Um levantamento conduzido pelos institutos Regenera e Fronteiras do Desenvolvimento identificou pelo menos 80 grupos organizados e cerca de 8 mil famílias aptas a fornecer alimentos para o evento. Estima-se que essa compra injete R$3,3 milhões na economia local, o equivalente a quase 80% do orçamento anual do Programa Nacional de Alimentação Escolar destinado ao município de Belém. Mais do que números, trata-se de dignidade para famílias rurais, fortalecimento de práticas sustentáveis e valorização de saberes ancestrais.
O país, que busca conciliar crescimento econômico com responsabilidade ambiental, oferece por meio dessa medida uma oportunidade concreta de transformar a relação entre campo, cidade e clima. Ao vincular a alimentação da conferência a práticas de base comunitária, a COP30 explicita que o futuro da floresta e o futuro da mesa são indissociáveis.
No Brasil, 74% das emissões de gases de efeito estufa estão ligadas ao desmatamento e à agropecuária. Globalmente, esse percentual gira em torno de 30%. Esses números mostram que não há política climática eficaz sem enfrentar o modelo dominante de produção de alimentos. A insistência em monoculturas voltadas à exportação, em cadeias dependentes de agrotóxicos e em processos que degradam a biodiversidade é incompatível com qualquer cenário de justiça climática.
Ao priorizar alimentos agroecológicos, cultivados sem veneno e com base em práticas de preservação e nos saberes de povos e comunidades tradicionais, a COP30 inaugura uma experiência concreta de transição. A escolha de quem vai abastecer a conferência se converte em sinalização de outro projeto: menos centrado em commodities globais e mais enraizado em sistemas alimentares diversos, resilientes e culturalmente situados.
O gesto tem ainda outra dimensão. No Brasil, milhões de pessoas enfrentam insegurança alimentar, enquanto extensas áreas são dedicadas à produção de grãos para exportação. Colocar a agricultura familiar no centro de um evento mundial é também afirmar que combater a fome e enfrentar a emergência climática fazem parte da mesma luta.

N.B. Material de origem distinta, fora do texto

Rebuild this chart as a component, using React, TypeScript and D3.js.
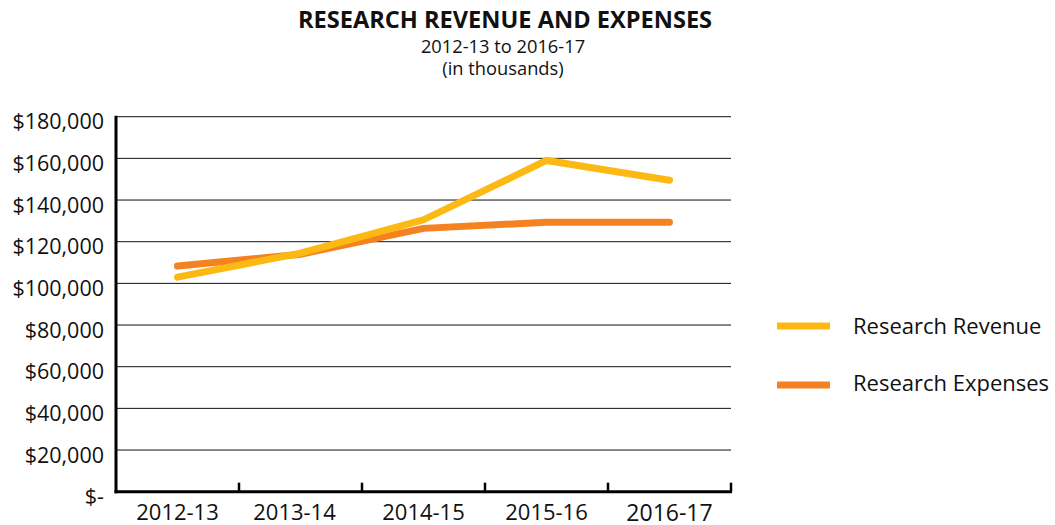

A coalizão “Na Mesa da COP30”, formada por dezenas de organizações da sociedade civil, apoiada por conselhos nacionais e organismos internacionais e coordenada pelos institutos Regenera e Comida do Amanhã, tem defendido que a conferência seja vitrine de outro modelo alimentar. Não se trata apenas de oferecer pratos saudáveis aos negociadores, mas de mostrar que soberania alimentar e justiça climática são inseparáveis.
O grande desafio está no pós-evento. Conferências são, por natureza, temporárias. O que fará diferença é transformar essa experiência em referência para políticas permanentes de compras públicas, cadeias logísticas solidárias e programas de segurança alimentar. A expectativa é que o abastecimento da COP30, orientado pelo Guia Alimentar para a População Brasileira e pela valorização da cultura amazônica, sirva de inspiração para políticas que garantam o abastecimento de escolas, hospitais, centros de distribuição e restaurantes populares em todo o país.
Se esse movimento se consolidar, a conferência terá cumprido um papel histórico: não apenas reunir países para negociar metas climáticas, mas mostrar que a mesa pode ser espaço de política, de disputa de projetos e de futuro.
O que será servido em Belém não é um detalhe protocolar. É símbolo de um país que pode escolher entre manter um modelo que devasta para produzir ou apostar em práticas que preservam, distribuem e alimentam. A COP30 tem a chance de demonstrar que enfrentar a crise climática exige repensar a forma como cultivamos e partilhamos os alimentos. E que a luta pelo clima passa, inevitavelmente, pelo prato de cada um de nós.